◆ PROBLEM DESCRIPTION:
Count every line in the following entries where the word "this" appears. Give the count alone.

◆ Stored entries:
START

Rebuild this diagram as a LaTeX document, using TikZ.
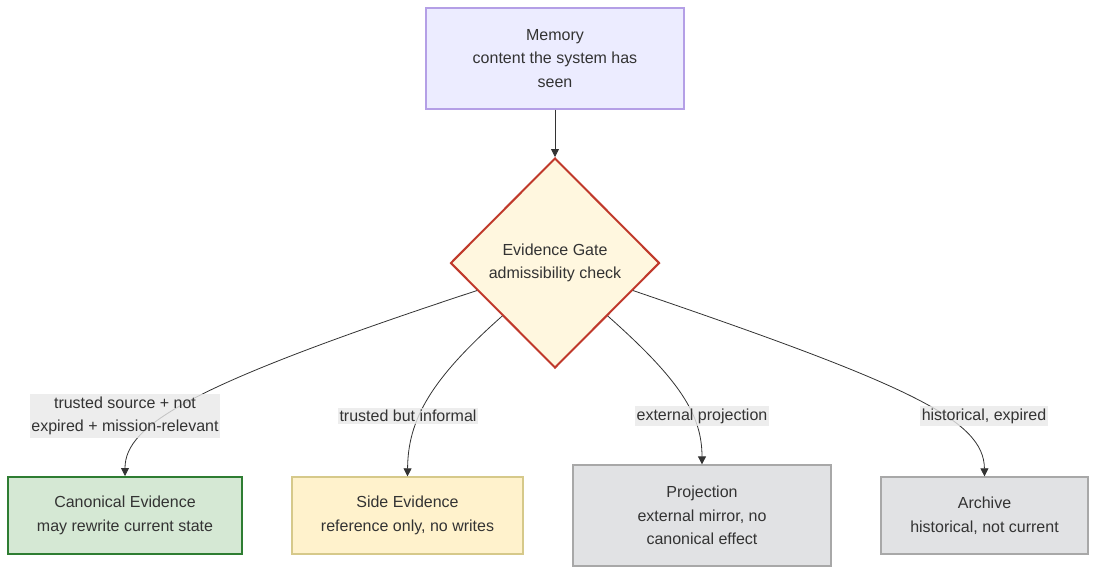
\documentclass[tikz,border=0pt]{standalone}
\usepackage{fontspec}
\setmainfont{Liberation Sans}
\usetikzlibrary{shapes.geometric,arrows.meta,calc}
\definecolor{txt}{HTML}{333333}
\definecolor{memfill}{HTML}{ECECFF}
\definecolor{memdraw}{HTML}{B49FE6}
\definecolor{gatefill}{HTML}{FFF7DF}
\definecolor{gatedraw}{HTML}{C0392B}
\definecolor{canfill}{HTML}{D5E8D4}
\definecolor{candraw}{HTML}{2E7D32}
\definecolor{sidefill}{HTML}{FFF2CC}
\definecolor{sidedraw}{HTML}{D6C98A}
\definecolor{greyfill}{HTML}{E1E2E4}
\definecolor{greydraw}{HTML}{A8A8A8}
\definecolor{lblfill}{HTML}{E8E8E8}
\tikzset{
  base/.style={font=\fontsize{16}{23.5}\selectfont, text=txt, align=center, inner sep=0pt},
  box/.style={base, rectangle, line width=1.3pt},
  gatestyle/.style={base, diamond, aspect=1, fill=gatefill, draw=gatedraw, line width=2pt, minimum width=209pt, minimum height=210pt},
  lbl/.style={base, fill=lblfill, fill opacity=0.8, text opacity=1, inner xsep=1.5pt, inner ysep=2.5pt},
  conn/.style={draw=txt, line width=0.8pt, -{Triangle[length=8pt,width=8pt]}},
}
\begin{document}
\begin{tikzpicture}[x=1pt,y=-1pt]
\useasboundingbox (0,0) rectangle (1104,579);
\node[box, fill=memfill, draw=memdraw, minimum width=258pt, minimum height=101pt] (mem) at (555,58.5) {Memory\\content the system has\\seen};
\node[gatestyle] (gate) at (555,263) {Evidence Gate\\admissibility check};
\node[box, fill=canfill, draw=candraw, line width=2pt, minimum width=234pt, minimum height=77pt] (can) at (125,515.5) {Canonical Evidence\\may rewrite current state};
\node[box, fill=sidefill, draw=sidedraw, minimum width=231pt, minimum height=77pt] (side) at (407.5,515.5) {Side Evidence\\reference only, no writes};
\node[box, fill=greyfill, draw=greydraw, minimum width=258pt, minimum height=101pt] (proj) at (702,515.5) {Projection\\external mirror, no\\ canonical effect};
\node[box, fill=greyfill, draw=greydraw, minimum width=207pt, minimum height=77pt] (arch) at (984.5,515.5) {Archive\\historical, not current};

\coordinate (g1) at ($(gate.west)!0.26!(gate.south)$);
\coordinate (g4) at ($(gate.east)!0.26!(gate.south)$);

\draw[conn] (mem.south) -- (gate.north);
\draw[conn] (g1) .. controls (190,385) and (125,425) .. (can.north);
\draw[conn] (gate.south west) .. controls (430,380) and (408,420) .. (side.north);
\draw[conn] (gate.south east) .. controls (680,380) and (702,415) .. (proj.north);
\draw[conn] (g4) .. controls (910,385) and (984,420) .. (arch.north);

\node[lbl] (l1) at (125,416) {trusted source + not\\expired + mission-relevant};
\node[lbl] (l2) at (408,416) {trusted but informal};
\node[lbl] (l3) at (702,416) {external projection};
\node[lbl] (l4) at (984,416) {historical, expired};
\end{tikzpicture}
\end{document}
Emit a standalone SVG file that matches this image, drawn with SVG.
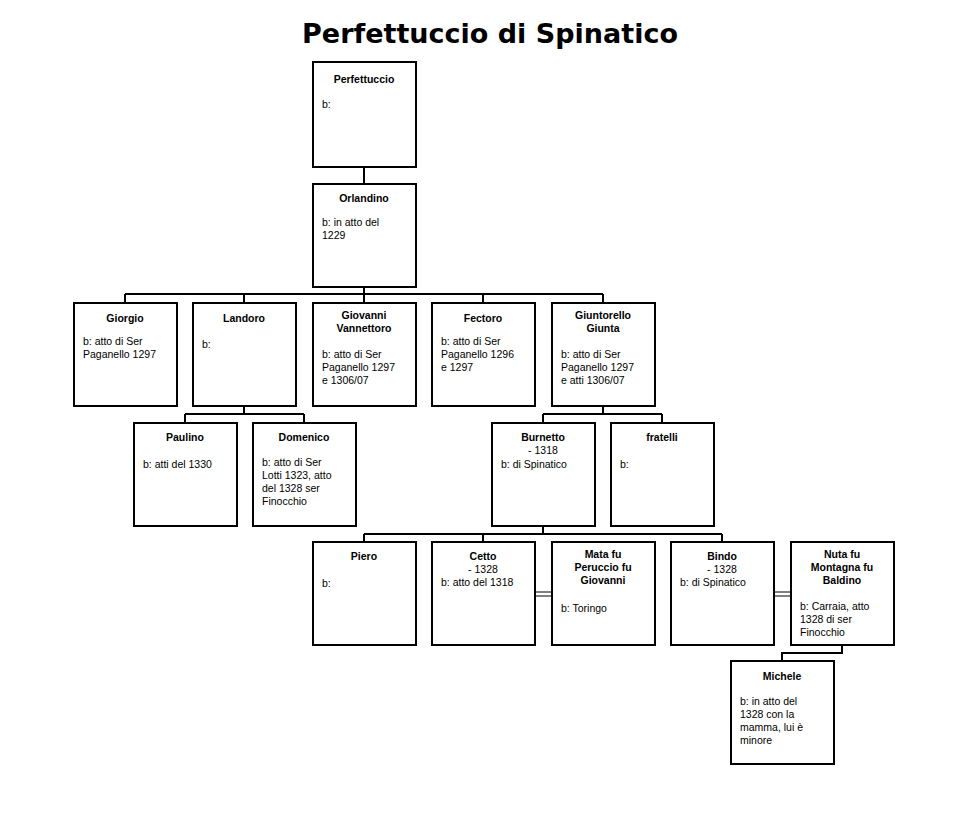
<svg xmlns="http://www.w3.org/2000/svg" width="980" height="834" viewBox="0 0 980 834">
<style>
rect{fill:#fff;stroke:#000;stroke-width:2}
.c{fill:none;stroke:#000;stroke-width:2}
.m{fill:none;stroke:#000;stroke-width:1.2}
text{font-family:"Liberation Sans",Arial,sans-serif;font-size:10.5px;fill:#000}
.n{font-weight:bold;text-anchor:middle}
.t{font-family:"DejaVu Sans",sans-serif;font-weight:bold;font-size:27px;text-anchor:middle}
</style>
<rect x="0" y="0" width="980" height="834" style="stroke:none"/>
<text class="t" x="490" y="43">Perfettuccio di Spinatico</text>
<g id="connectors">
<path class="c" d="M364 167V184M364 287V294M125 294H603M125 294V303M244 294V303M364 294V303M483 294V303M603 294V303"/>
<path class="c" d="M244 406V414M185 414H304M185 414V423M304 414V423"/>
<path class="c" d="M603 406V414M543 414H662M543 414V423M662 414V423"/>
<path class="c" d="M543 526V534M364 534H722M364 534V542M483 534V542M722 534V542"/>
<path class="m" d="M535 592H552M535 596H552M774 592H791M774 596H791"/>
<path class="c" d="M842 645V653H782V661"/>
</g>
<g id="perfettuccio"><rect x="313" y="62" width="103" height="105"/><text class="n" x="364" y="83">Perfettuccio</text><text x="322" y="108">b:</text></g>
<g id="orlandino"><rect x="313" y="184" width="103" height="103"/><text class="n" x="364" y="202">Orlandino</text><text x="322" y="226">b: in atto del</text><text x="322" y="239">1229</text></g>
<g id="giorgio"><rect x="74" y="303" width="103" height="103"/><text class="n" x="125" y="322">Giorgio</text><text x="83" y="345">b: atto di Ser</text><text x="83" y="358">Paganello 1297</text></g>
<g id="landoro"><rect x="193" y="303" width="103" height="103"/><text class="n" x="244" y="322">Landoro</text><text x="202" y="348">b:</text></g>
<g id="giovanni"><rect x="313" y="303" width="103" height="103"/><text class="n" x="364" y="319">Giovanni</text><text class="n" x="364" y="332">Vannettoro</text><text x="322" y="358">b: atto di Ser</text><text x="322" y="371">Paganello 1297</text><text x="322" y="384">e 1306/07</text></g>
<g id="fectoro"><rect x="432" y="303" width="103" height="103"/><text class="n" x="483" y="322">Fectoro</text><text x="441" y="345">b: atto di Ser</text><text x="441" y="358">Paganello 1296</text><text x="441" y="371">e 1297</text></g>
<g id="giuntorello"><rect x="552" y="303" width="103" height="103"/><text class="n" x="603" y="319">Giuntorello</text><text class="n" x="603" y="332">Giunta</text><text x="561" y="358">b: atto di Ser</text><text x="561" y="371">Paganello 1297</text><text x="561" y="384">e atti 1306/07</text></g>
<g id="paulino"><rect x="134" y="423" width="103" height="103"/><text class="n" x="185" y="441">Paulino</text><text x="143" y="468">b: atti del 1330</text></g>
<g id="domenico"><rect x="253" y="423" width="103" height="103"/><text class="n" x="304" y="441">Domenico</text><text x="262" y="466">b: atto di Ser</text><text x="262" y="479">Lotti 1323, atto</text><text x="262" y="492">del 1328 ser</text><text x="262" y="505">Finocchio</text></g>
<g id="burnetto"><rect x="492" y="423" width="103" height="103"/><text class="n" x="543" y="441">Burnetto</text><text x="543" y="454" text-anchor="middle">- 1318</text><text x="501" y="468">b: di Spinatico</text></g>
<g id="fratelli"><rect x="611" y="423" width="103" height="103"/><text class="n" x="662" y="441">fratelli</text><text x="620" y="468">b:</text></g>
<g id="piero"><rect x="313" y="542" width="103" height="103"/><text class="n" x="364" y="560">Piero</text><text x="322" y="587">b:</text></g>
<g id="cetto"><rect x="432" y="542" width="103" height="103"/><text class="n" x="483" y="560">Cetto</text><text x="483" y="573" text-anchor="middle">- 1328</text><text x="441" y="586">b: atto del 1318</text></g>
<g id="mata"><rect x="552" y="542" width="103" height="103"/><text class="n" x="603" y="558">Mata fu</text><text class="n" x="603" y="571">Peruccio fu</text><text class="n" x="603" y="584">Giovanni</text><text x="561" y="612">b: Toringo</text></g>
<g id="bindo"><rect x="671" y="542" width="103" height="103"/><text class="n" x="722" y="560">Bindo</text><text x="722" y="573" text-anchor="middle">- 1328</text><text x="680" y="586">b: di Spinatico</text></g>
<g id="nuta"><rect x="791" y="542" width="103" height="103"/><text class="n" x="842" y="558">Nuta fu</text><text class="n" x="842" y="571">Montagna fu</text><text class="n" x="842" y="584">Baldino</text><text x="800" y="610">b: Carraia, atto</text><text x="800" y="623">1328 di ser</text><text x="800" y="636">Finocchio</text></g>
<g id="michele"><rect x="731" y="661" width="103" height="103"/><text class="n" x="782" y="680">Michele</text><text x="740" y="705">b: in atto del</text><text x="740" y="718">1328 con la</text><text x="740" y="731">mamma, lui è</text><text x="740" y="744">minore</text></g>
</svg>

END

◆ REPLY:
2